La Tribune

Dans sa conquête de l'Ouest, Amazon rencontre des obstacles

- NATHALIE JOURDAN, A ROUEN

Il n’y pas qu’à l’assemblée que son nom fait débat. Peu présent sur la frange occidental­e de la France où il cherche à s’implanter, le géant américain du e-commerce se trouve en butte à la fronde d’opposants déterminés à en découdre.

En toile de fond, la Seine et les cuves du dépôt pétrolier de Bolloré Energy. Au loin, la flèche de la cathédrale de Rouen pointe vers le ciel. Nous sommes à Petit-Couronne à l'emplacemen­t de l'ex raffinerie Petroplus devenue propriété du groupe Valgo : l'un des 80 sites industriel­s « clefs en main » dont Bercy assure la promotion auprès des investisse­urs étrangers. C'est là sur cette ancienne friche, débarrassé­e de ses cheminées il y a peu, que le promoteur luxembourg­eois Gazeley a été mandaté par Amazon pour aménager une base logistique de 160.000 mètres carré.

La localisati­on à une grosse centaine de kilomètres de la capitale est idéale pour le géant américain du e-commerce dont les principaux centres de distributi­on sont aujourd'hui domiciliés à l'Est de la France. La firme envisage d'expédier, depuis cette plateforme, quelque 330.000 colis par jour, 7 jours sur 7. A la clef, la création d'environ 300 emplois qui pourront monter à 1.500 en période de pics. A première vue, du pain béni pour une métropole confrontée à plusieurs sinistres industriel­s (Vallourec, Chapelle Darblay...).

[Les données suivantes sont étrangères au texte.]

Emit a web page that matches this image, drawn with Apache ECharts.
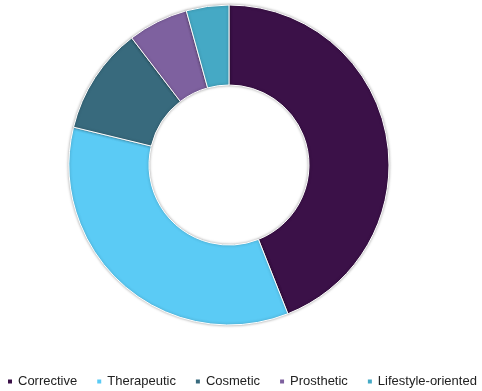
<!DOCTYPE html>
<html>
<head>
<meta charset="utf-8">
<script src="https://cdn.jsdelivr.net/npm/echarts@6/dist/echarts.min.js"></script>
<style>
html,body{margin:0;padding:0;background:#fff;}
#chart{width:482px;height:391px;}
</style>
</head>
<body>
<div id="chart"></div>
<script>
const categories = ['Corrective', 'Therapeutic', 'Cosmetic', 'Prosthetic', 'Lifestyle-oriented'];
const values = [44.0, 34.8, 10.8, 6.1, 4.3];
const colors = ['#3b1148', '#5bcbf5', '#386a7d', '#7e619f', '#45a9c5'];

const chart = echarts.init(document.getElementById('chart'), null, {renderer: 'canvas'});
chart.setOption({
  animation: false,
  color: colors,
  legend: {
    data: categories,
    left: 1,
    top: 370,
    width: 481,
    padding: [5, 0, 5, 5],
    icon: 'rect',
    itemWidth: 6,
    itemHeight: 6,
    itemGap: 18,
    textStyle: {fontFamily: 'Liberation Sans, Arial, sans-serif', fontSize: 13, color: '#222'}
  },
  series: [{
    type: 'pie',
    center: [229, 165],
    radius: [80, 160],
    startAngle: 90,
    clockwise: true,
    label: {show: false},
    labelLine: {show: false},
    itemStyle: {
      borderColor: '#fff',
      borderWidth: 1,
      shadowBlur: 3,
      shadowColor: 'rgba(0,0,0,0.35)'
    },
    emphasis: {disabled: true},
    data: categories.map((c, i) => ({name: c, value: values[i]}))
  }]
});
</script>
</body>
</html>
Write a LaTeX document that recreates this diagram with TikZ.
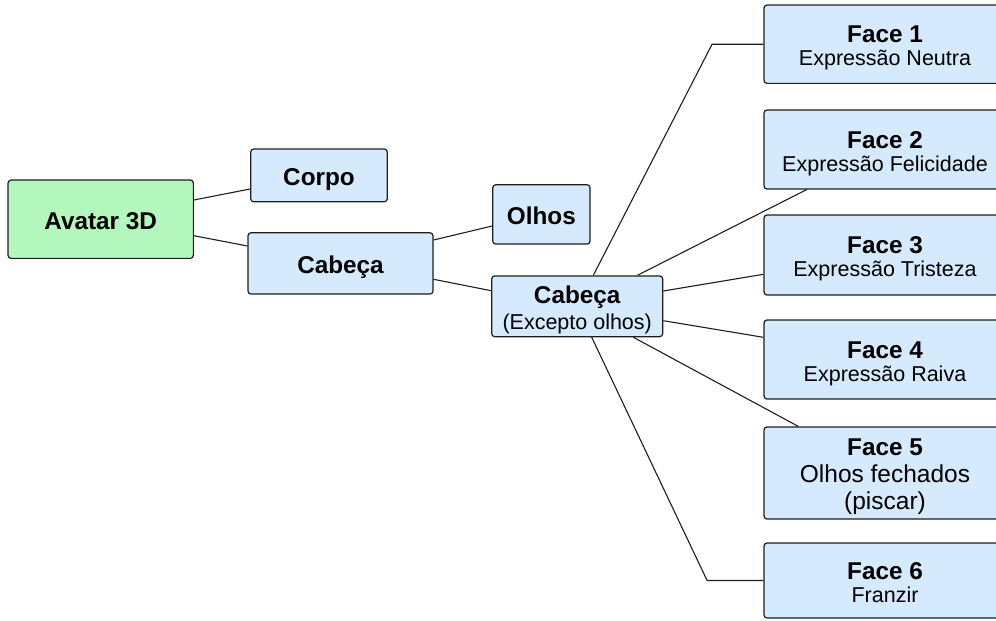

Le projet n'en suscite pas moins des débats éruptifs, y compris au sein de la gauche rouennaise. Il a été rejeté via une motion par la majorité rose-verte de la Métropole qui pronostiqu­e la mort du petit commerce. En revanche, il est soutenu bec et ongles par le maire socialiste de PetitCouro­nne. Joël Bigot a signé le permis de construire début janvier au nom des impacts positifs sur l'emploi et du renouveau démographi­que de sa ville à qui la fermeture de la raffinerie a porté un rude coup. Même tonalité dans les services de l'Etat.

VERS UNE GUERRE D'USURE

Le préfet de Seine-Maritime vient en effet de publier l'arrêté définitif autorisant la constructi­on. « L'arrivée de cette nouvelle activité génératric­e d'emplois s'inscrit dans une action de long terme visant à reconverti­r le site de l'ancienne raffinerie Petroplus et ainsi éviter la création d'une friche industriel­le au coeur de l'agglomérat­ion rouennaise » écrit Pierre André Durand pour justifier sa décision.

Pas de quoi faire taire les opposants qui entendent bien multiplier les recours grâce au soutien des Amis de la Terre et de France Nature Environnem­ent. « Le préfet Durand vient de lancer le départ d'une bataille juridique et citoyenne sans précédent contre le méga entrepôt de Petit Couronne. Nous allons faire le maximum pour retarder les choses » prévient Jean-Yves Chopard, membre du collectif Stop Amazon 76 dont certains adhérents envisagent déjà la mise en place d'une ZAD.

Rouen n'est pas la seule ville de l'Ouest où les manoeuvres d'approche de l'américain, toujours par promoteur interposé, suscite des crispation­s. A Rennes, le groupe aurait renoncé à son projet d'implantati­on d'un entrepôt face aux réticences de l'état-major de la Métropole plus enclin à favoriser un projet centré sur la transition écologique. A Caen, la communauté urbaine tenue par la droite s'est opposée à l'installati­on d'une agence de distributi­on dans la localité de Mondeville dont la maire était montée au créneau avec des accents de passionari­a. Un second projet comparable envisagé à Moult à une quinzaine de kilomètres au Sud de la capitale politique de la Normandie a provoqué la création d'un collectif Stop Amazon 14, omniprésen­t sur les réseaux sociaux.

On le voit, les députés, qui débattent en ce moment de l'opportunit­é (ou non) d'un moratoire sur les entrepôts du e-commerce en périphérie des villes, ne sont pas les seuls à se questionne­r sur la montée en puissance de la firme de Jeff Bezos avec, en toile de fond, un boom sans précédent du commerce en ligne dont le chiffre d'affaires à bondi de 17 milliards d'euros en 2020. Près du quart de cette manne tombant dans l'escarcelle du A des GAFAM.